100辞書・辞典一括検索

JLogos

17

鬼神社
【きじんじゃ】


弘前市鬼沢菖蒲沢にある神社。旧郷社。祭神は高照比売命。「おにがみさま」と呼ばれ,「おにじんじゃ」とも称する。社伝によると,延暦年間坂上田村麻呂が岩木山本宮の高照比売の霊験を受け,山麓に巌鬼山西方寺観音院を創立し,同時に当社を勧請した。その後当社は現在地に移転したという。また伝説によれば,鬼沢村が長根派と呼ばれていたころ,村人のひとり弥十郎が巌鬼山赤倉沢で大人(おおひと)(鬼)と懇意になり,その助力で逆さ水を引いて付近を開田することができたので,村名を鬼沢と改め,また鬼の使用した鍬や蓑笠を納めて当社を建立したという。
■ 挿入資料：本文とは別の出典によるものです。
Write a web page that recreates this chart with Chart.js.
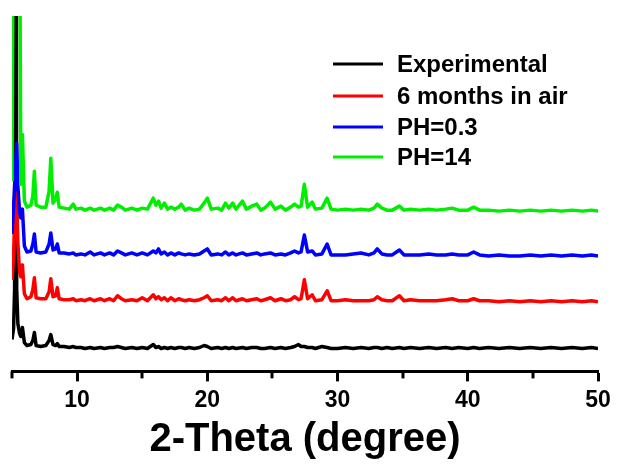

元禄7年成立の百沢寺光明院縁起(百沢寺文書)には,岩木山の鬼が鎮められて赤倉沢に住むという伝説が記されており,ともに巌鬼山西方寺観音院(岩木山神社別当百沢寺の前身)の創建と深く結びついている。当社は巌鬼山神社(弘前市十腰内)と同様,観音院を中心とした岩木山北麓地域の岩木山信仰の1拠点であったと考えられる。寛永2年に観音院が百沢寺に併合されてのち,当社は現在地に移されたという。明治6年,それまでの赤倉山鬼神大権現を鬼神社と改称し,村社に列格。明治14年には郷社となった。当社が鬼をもともとの祭神としているため,鬼沢では今も節分で豆をまかず,端午の節句に蓮や菖蒲を屋根にささない。旧暦1月29日には米作りの豊凶占いとして七日堂祭が行われ,また正月には村の若者が厳寒の中まわし1本で大注連縄をかつぎ,神社に奉納する裸詣りが行われている。